Is the Heyday of Hedge Funds Over?

Pity the poor hedge fund manager. The markets have gotten so treacherous of late that most are not likely to see as much in years past from their 20% of the upside fees, but 2% on a big fund isn’t too shabby either.

However, the bigger pressure comes from the fact that plain-vanilla, low cost strategies have been doing much better of late. If this sort of pattern continues, the seemingly endless flow of cash into the sector may not simply slow, but could actually reverse. Just as real estate Sam Zell’s sale of his Equity Office Trust in February 2007 to Blackstone at a record low capitalization rate (low cap rate = high valuation) represented a market peak, so to may have the IPO of hedge fund Fortress, which went public the same month. Its price has fallen 50% since then.

This article in the Wall Street Journal describes how hedge funds with simpler strategies are performing better and attracting more funds. But it fails to mention that these strategies may also be simpler to replicate with automated tools at vastly lower costs.

Experts maintain that hedge funds will never cut their fees, that they offer a high skill service and will always be able to dictate price. I recall the days when commercial banks insisted that credit card businesses would never have to cut their charges (remember, once upon a time all cards carried an annual fee). Similarly, investment bankers argued with complete conviction that M&A fees would never be reduced. Both have come to pass. This shift to less complex strategies may set the stage for pushback on hedge fund fees.
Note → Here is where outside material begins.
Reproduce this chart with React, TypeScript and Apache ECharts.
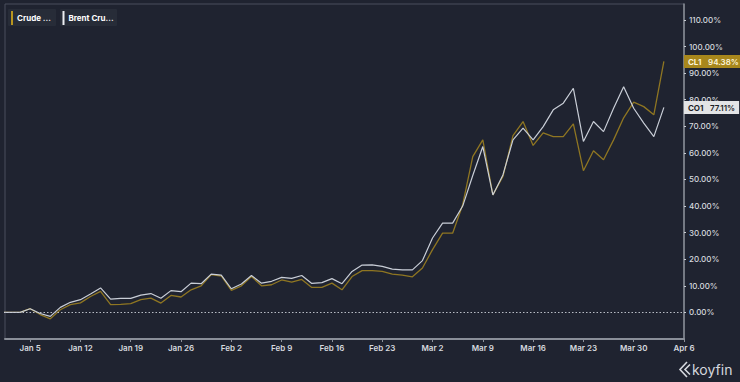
import React, { useEffect, useRef } from "react";
import * as echarts from "echarts";

// Trading days (business-day scale, weekends skipped)
const dates: string[] = [
  "2025-12-31", "2026-01-02",
  "2026-01-05", "2026-01-06", "2026-01-07", "2026-01-08", "2026-01-09",
  "2026-01-12", "2026-01-13", "2026-01-14", "2026-01-15", "2026-01-16",
  "2026-01-19", "2026-01-20", "2026-01-21", "2026-01-22", "2026-01-23",
  "2026-01-26", "2026-01-27", "2026-01-28", "2026-01-29", "2026-01-30",
  "2026-02-02", "2026-02-03", "2026-02-04", "2026-02-05", "2026-02-06",
  "2026-02-09", "2026-02-10", "2026-02-11", "2026-02-12", "2026-02-13",
  "2026-02-16", "2026-02-17", "2026-02-18", "2026-02-19", "2026-02-20",
  "2026-02-23", "2026-02-24", "2026-02-25", "2026-02-26", "2026-02-27",
  "2026-03-02", "2026-03-03", "2026-03-04", "2026-03-05", "2026-03-06",
  "2026-03-09", "2026-03-10", "2026-03-11", "2026-03-12", "2026-03-13",
  "2026-03-16", "2026-03-17", "2026-03-18", "2026-03-19", "2026-03-20",
  "2026-03-23", "2026-03-24", "2026-03-25", "2026-03-26", "2026-03-27",
  "2026-03-30", "2026-03-31", "2026-04-01", "2026-04-02",
];

// CL1 – Crude Oil WTI, % change
const crudeValues: number[] = [
  0, 0,
  1.4, -0.8, -2.4, 1.0, 2.9,
  3.6, 6.0, 7.9, 2.9, 3.0,
  3.3, 4.8, 5.4, 3.5, 6.4,
  5.8, 8.5, 10.0, 14.2, 13.7,
  8.3, 10.0, 13.5, 10.0, 10.4,
  12.2, 11.4, 12.4, 9.4, 9.4,
  11.0, 8.5, 13.5, 15.7, 15.7,
  15.4, 14.4, 14.0, 13.4, 16.7,
  23.6, 29.8, 29.8, 40.5, 58.6,
  64.9, 44.2, 51.1, 66.5, 71.8,
  62.8, 67.5, 66.1, 66.1, 70.9,
  53.3, 60.8, 57.4, 64.9, 73.2,
  79.1, 77.4, 74.3, 94.38,
];

// CO1 – Brent Crude, % change
const brentValues: number[] = [
  0, 0,
  1.4, -0.4, -1.5, 1.9, 3.8,
  4.8, 6.9, 9.2, 5.0, 5.3,
  5.3, 6.5, 7.1, 5.3, 8.2,
  7.8, 11.0, 10.8, 14.4, 14.0,
  8.9, 10.7, 13.9, 11.0, 11.7,
  13.2, 12.8, 13.9, 10.9, 11.2,
  12.7, 10.8, 15.4, 17.8, 17.9,
  17.3, 16.3, 16.0, 16.0, 19.5,
  28.0, 33.6, 33.6, 40.0, 51.5,
  62.4, 44.2, 51.7, 64.9, 69.3,
  64.9, 69.9, 76.2, 78.7, 84.3,
  64.3, 71.8, 68.0, 76.8, 84.9,
  76.8, 71.2, 66.1, 77.11,
];

const tickDates: string[] = [
  "2026-01-05", "2026-01-12", "2026-01-19", "2026-01-26", "2026-02-02",
  "2026-02-09", "2026-02-16", "2026-02-23", "2026-03-02", "2026-03-09",
  "2026-03-16", "2026-03-23", "2026-03-30", "2026-04-06",
];
const tickLabels: string[] = [
  "Jan 5", "Jan 12", "Jan 19", "Jan 26", "Feb 2", "Feb 9", "Feb 16",
  "Feb 23", "Mar 2", "Mar 9", "Mar 16", "Mar 23", "Mar 30", "Apr 6",
];
const yTicks: number[] = [0, 10, 20, 30, 40, 50, 60, 70, 80, 90, 100, 110];

const BASE = Date.UTC(2026, 0, 5); // Monday
function bizIndex(s: string): number {
  const [y, m, d] = s.split("-").map(Number);
  const days = Math.round((Date.UTC(y, m - 1, d) - BASE) / 86400000);
  const w = Math.floor(days / 7);
  const r = days - 7 * w;
  return 5 * w + Math.min(r, 4);
}

const FONT = "Inter, 'Noto Sans', sans-serif";
const BG = "#1f2330";
const GOLD_LINE = "#8f7622";
const GOLD = "#a8871c";
const WHITE_LINE = "#c9ced7";

export default function App() {
  const ref = useRef<HTMLDivElement>(null);
  useEffect(() => {
    if (!ref.current) return;
    document.body.style.margin = "0";
    document.body.style.background = BG;
    const chart = echarts.init(ref.current, undefined, { renderer: "svg" });
    const xs = dates.map(bizIndex);
    const tickIdx = tickDates.map(bizIndex);
    const crude = xs.map((x, i) => [x, crudeValues[i]]);
    const brent = xs.map((x, i) => [x, brentValues[i]]);
    const labelMap: Record<number, string> = {};
    tickIdx.forEach((t, i) => (labelMap[t] = tickLabels[i]));

    chart.setOption({
      animation: false,
      backgroundColor: BG,
      grid: {
        left: 5,
        right: 56,
        top: 4,
        bottom: 43,
        show: true,
        borderColor: "#4a4f5c",
        borderWidth: 1,
      },
      xAxis: {
        type: "value",
        min: -2.5,
        max: 65,
        axisLine: { show: true, onZero: false, lineStyle: { color: "#8a8f99", width: 2 } },
        axisTick: {
          show: true,
          customValues: tickIdx,
          length: 3,
          lineStyle: { color: "#8a8f99" },
        },
        axisLabel: {
          customValues: tickIdx,
          formatter: (v: number) => labelMap[Math.round(v)] ?? "",
          color: "#d6d9df",
          fontSize: 8,
          fontWeight: 600,
          fontFamily: FONT,
          margin: 5,
        },
        splitLine: { show: false },
      },
      yAxis: {
        type: "value",
        position: "right",
        min: -10,
        max: 116,
        axisLine: { show: true, onZero: false, lineStyle: { color: "#8a8f99", width: 1.5 } },
        axisTick: {
          show: true,
          customValues: yTicks,
          length: 2,
          lineStyle: { color: "#c8ccd3" },
        },
        axisLabel: {
          customValues: yTicks,
          formatter: (v: number) => v.toFixed(2) + "%",
          color: "#d6d9df",
          fontSize: 8,
          fontWeight: 500,
          fontFamily: FONT,
          margin: 5,
        },
        splitLine: { show: false },
      },
      series: [
        {
          name: "Brent Crude",
          type: "line",
          data: brent,
          showSymbol: false,
          symbol: "none",
          lineStyle: { color: WHITE_LINE, width: 1.2 },
          itemStyle: { color: WHITE_LINE },
          z: 3,
          markLine: {
            silent: true,
            symbol: "none",
            label: { show: false },
            lineStyle: { color: "#b8bcc5", type: [1.5, 2], width: 1 },
            data: [{ yAxis: 0 }],
          },
          endLabel: {
            show: true,
            distance: 20,
            formatter: (p: any) => "{a|CO1}  {b|" + p.value[1].toFixed(2) + "%}",
            backgroundColor: "#e3e4e6",
            padding: [1, 4, 0, 4],
            rich: {
              a: { color: "#1c1f27", fontSize: 8, fontWeight: 700, fontFamily: FONT },
              b: { color: "#1c1f27", fontSize: 8, fontWeight: 600, fontFamily: FONT },
            },
          },
        },
        {
          name: "Crude Oil WTI",
          type: "line",
          data: crude,
          showSymbol: false,
          symbol: "none",
          lineStyle: { color: GOLD_LINE, width: 1.3 },
          itemStyle: { color: GOLD_LINE },
          z: 2,
          endLabel: {
            show: true,
            distance: 20,
            formatter: (p: any) => "{a|CL1}  {b|" + p.value[1].toFixed(2) + "%}",
            backgroundColor: GOLD,
            padding: [1, 4, 0, 4],
            rich: {
              a: { color: "#fbf3d8", fontSize: 8, fontWeight: 700, fontFamily: FONT },
              b: { color: "#fbf3d8", fontSize: 8, fontWeight: 600, fontFamily: FONT },
            },
          },
        },
      ],
      graphic: [
        { type: "rect", shape: { x: 8, y: 9, width: 48, height: 17, r: 1 }, style: { fill: "#272c38" } },
        { type: "rect", shape: { x: 11, y: 11, width: 2, height: 14 }, style: { fill: "#b8951f" } },
        {
          type: "text", x: 17, y: 17.5,
          style: { text: "Crude ...", fill: "#ffffff", font: `700 8px ${FONT}`, verticalAlign: "middle" },
        },
        { type: "rect", shape: { x: 60, y: 9, width: 57, height: 17, r: 1 }, style: { fill: "#272c38" } },
        { type: "rect", shape: { x: 62.5, y: 11, width: 2, height: 14 }, style: { fill: "#eceef2" } },
        {
          type: "text", x: 68.5, y: 17.5,
          style: { text: "Brent Cru...", fill: "#ffffff", font: `700 8px ${FONT}`, verticalAlign: "middle" },
        },
        // koyfin logo
        {
          type: "polyline",
          shape: { points: [[687, 362], [680, 369.5], [687, 377]] },
          style: { stroke: "#d5d8de", lineWidth: 1.6, fill: null },
        },
        {
          type: "polyline",
          shape: { points: [[690, 364.5], [685, 369.5], [690, 374.5]] },
          style: { stroke: "#d5d8de", lineWidth: 1.6, fill: null },
        },
        {
          type: "text", x: 692, y: 369.5,
          style: { text: "koyfin", fill: "#d5d8de", font: `400 14px ${FONT}`, verticalAlign: "middle" },
        },
      ],
    });
    return () => chart.dispose();
  }, []);
  return (
    <div
      ref={ref}
      style={{ position: "fixed", left: 0, top: 0, width: 740, height: 382 }}
    />
  );
}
From the Wall Street Journal:

The past decade has been the era of the hedge fund, as investors snapped them up for their track record of beating the market with often highly complex trades.

But now, as the credit crunch upends financial markets, that very complexity is coming back to bite some of them…

A pair of $2 billion funds run by AQR Capital Management Inc. are down about 15% this year. And yesterday Citigroup announced a bailout of an in-house hedge-fund group clobbered in part by bad bets on highly complex mortgage-related securities.

Last month alone, so-called “quantitative” hedge funds (which make investments based on sophisticated mathematical formulas) fell 6% as a group, according to data-tracker Hedge Fund Research Inc.

Other funds have hit the scrap heap. D.B. Zwirn & Co. and Sailfish LLC have both seen investors rush for the exits, forcing each firm to close big funds….

Total assets under management world-wide in funds like these now add up to $1.9 trillion, up from $490 billion in 2000.

The most-successful fund managers enjoy celebrity-billionaire status, even as regular investors struggle to figure out what they are up to.

This opacity, though, is now hurting hedge funds. Investors are pulling back, worried as they watch assorted financial institutions suffer from bad trading bets.

The recent exodus from the most sophisticated hedge-fund variants represents a flight to simplicity as investors snap up easier-to-understand assets instead. As a result, gold, silver, oil and other commodities are soaring. Even agricultural commodities, once the most boring part of the market, are on a tear. Soybeans and wheat are up more than 75% in the past year….

Not all hedge funds are taking it on the chin. A subset of funds that simply buy a portfolio of stocks while simultaneously betting on other stocks to fall — known as “long-short” funds — are currently in vogue.

Funds like these gained 10.5% last year and are down just 1.7% in 2008, soundly beating the market in both periods, according to fund-tracker Hedge Fund Research.

One of the hottest variants is one of the simplest: so-called 130/30 funds. These generally invest $130 in stocks they think will rise in price, then bet against $30 of stocks the fund considers overpriced. In a rough market, this strategy can be appealing because if the market does fall, the fund still stands to make at least some money on the bearish bets.

Investment funds using this style, including mutual funds, could manage as much as $1 trillion in three years, according to Merrill Lynch, up from almost nothing just two years ago and $75 billion today.

“Investors are shifting to simple strategies, where there is much greater pricing certainty,” says Henry Bregstein, an attorney at Katten Muchin Rosenman LLP, who is working with a client who is shuttering all of its funds that focus on hard-to-price strategies. “There’s also growing scrutiny of how all hedge funds value their positions.”

A big part of the problem facing the struggling hedge funds is that many count on investing heavy doses of borrowed money, or “leverage,” to amplify returns. Now, however, banks are either cutting their lending to hedge funds or making it more expensive to borrow. As borrowing gets tougher, the returns of heavily leveraged funds likely will be hurt.

Also hurting funds like these is the fact that investors are increasingly fretting about how they value their holdings. The risk is that funds may be overstating returns, or that they simply don’t know with certainty what their holdings may be worth, given the difficulties in the credit markets.

Lara Price, head of research for Octane, a firm that invests in hedge funds, says her firm has become more worried about whether the results of some debt-focused hedge funds reflect their true value, as more of their investments become difficult to trade.

This kind of nervousness has led investors to sell debt-related investments in recent weeks, representing a new blow for the markets. Because many areas of the credit markets remain virtually frozen, much of the selling is taking place in areas where investors can exit more easily — causing those areas of the debt markets to take particularly big hits.